═══ SUPPLIED RECORDS ═══

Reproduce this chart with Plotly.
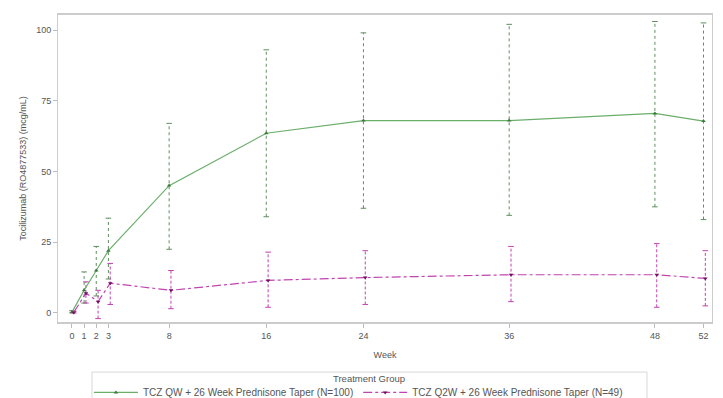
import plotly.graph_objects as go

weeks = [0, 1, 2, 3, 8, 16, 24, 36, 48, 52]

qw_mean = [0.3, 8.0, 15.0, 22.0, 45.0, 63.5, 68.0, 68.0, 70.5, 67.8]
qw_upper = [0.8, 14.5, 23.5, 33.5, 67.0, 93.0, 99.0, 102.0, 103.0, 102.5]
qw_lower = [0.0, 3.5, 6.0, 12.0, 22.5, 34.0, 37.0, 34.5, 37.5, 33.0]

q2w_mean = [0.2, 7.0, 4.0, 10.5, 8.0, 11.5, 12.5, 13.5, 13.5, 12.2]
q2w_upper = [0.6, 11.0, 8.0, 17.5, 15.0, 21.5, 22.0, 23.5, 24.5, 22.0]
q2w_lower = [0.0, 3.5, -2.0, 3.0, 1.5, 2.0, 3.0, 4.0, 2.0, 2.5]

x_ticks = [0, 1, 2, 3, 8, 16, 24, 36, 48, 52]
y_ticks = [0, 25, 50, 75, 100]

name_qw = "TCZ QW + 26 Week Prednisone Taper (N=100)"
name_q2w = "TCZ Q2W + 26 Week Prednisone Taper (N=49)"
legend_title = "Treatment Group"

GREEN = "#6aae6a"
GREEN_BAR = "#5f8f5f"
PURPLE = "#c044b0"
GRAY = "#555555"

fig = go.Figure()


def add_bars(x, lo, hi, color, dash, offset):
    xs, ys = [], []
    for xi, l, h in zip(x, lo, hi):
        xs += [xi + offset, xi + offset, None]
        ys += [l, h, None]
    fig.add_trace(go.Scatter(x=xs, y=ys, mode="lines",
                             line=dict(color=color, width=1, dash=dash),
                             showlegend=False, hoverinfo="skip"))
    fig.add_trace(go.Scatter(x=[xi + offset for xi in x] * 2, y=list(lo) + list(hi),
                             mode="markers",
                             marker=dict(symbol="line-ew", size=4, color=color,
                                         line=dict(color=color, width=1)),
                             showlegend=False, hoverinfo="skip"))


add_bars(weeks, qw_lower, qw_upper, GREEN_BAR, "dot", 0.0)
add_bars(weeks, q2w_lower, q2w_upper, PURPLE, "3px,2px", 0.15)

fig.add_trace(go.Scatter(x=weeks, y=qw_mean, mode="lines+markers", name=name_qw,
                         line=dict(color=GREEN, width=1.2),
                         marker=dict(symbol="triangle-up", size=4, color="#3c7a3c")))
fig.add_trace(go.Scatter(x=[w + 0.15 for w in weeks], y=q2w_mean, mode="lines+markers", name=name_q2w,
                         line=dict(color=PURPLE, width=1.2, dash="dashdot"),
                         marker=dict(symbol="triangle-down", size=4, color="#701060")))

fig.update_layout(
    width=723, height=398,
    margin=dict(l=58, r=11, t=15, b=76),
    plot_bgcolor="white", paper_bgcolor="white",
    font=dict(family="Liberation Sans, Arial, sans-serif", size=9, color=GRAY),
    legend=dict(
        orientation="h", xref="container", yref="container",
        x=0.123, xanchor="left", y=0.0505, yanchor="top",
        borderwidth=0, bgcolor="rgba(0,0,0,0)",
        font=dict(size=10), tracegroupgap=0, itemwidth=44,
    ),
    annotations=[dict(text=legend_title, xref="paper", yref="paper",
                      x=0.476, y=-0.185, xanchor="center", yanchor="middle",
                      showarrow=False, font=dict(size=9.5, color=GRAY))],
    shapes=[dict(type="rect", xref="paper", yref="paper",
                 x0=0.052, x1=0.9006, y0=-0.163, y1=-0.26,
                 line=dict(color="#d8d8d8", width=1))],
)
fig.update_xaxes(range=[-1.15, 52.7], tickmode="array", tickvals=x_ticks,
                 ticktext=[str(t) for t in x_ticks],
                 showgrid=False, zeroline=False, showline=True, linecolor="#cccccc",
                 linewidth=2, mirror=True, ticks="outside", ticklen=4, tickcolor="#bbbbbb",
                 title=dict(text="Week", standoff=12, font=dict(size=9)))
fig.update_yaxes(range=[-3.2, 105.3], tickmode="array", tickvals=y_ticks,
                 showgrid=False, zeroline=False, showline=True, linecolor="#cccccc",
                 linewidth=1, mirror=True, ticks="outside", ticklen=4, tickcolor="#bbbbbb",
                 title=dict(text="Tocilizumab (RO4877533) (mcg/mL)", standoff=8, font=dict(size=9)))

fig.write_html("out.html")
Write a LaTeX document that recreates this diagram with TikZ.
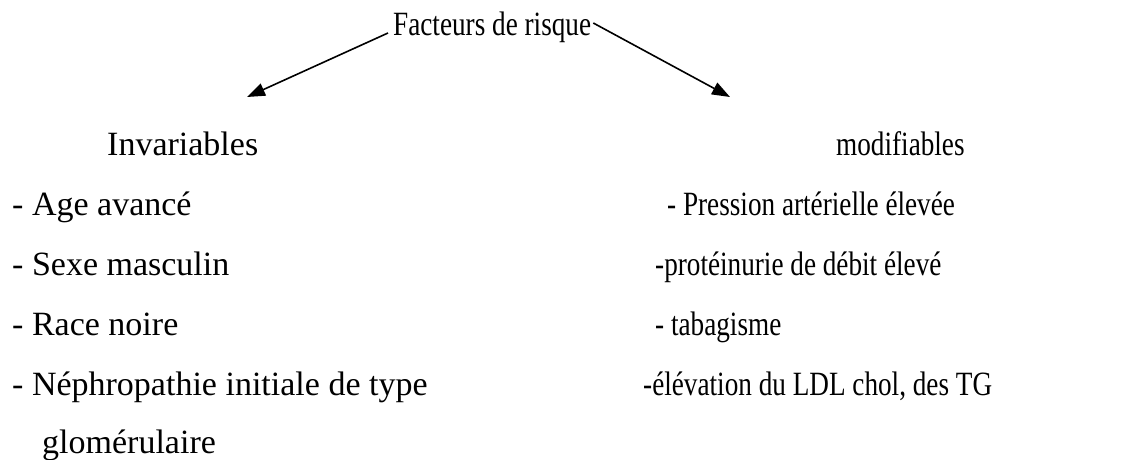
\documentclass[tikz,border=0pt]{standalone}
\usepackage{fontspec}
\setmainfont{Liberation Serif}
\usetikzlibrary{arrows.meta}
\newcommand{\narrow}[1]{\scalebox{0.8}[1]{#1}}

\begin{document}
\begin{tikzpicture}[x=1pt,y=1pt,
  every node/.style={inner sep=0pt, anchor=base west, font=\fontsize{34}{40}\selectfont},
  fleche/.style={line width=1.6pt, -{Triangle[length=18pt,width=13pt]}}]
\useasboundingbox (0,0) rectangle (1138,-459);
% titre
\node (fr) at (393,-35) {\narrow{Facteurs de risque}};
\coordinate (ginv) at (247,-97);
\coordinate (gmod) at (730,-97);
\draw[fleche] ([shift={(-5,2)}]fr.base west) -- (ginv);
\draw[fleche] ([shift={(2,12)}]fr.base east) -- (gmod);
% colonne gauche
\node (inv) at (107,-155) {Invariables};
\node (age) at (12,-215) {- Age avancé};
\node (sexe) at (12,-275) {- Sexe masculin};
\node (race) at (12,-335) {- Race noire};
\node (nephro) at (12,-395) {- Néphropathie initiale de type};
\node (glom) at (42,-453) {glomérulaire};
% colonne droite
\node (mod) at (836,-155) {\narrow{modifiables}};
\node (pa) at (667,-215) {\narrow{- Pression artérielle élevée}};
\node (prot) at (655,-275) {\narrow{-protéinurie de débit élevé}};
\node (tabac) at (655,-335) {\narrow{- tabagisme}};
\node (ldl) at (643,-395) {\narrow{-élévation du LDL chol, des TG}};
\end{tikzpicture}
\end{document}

═══

### [WHAT TO DO]
Pictures stay out. Print the data exactly, from its first line through the line containing "fig = go.Figure()".

### [THE ANSWER]
Reproduce this chart with Plotly.
import plotly.graph_objects as go

weeks = [0, 1, 2, 3, 8, 16, 24, 36, 48, 52]

qw_mean = [0.3, 8.0, 15.0, 22.0, 45.0, 63.5, 68.0, 68.0, 70.5, 67.8]
qw_upper = [0.8, 14.5, 23.5, 33.5, 67.0, 93.0, 99.0, 102.0, 103.0, 102.5]
qw_lower = [0.0, 3.5, 6.0, 12.0, 22.5, 34.0, 37.0, 34.5, 37.5, 33.0]

q2w_mean = [0.2, 7.0, 4.0, 10.5, 8.0, 11.5, 12.5, 13.5, 13.5, 12.2]
q2w_upper = [0.6, 11.0, 8.0, 17.5, 15.0, 21.5, 22.0, 23.5, 24.5, 22.0]
q2w_lower = [0.0, 3.5, -2.0, 3.0, 1.5, 2.0, 3.0, 4.0, 2.0, 2.5]

x_ticks = [0, 1, 2, 3, 8, 16, 24, 36, 48, 52]
y_ticks = [0, 25, 50, 75, 100]

name_qw = "TCZ QW + 26 Week Prednisone Taper (N=100)"
name_q2w = "TCZ Q2W + 26 Week Prednisone Taper (N=49)"
legend_title = "Treatment Group"

GREEN = "#6aae6a"
GREEN_BAR = "#5f8f5f"
PURPLE = "#c044b0"
GRAY = "#555555"

fig = go.Figure()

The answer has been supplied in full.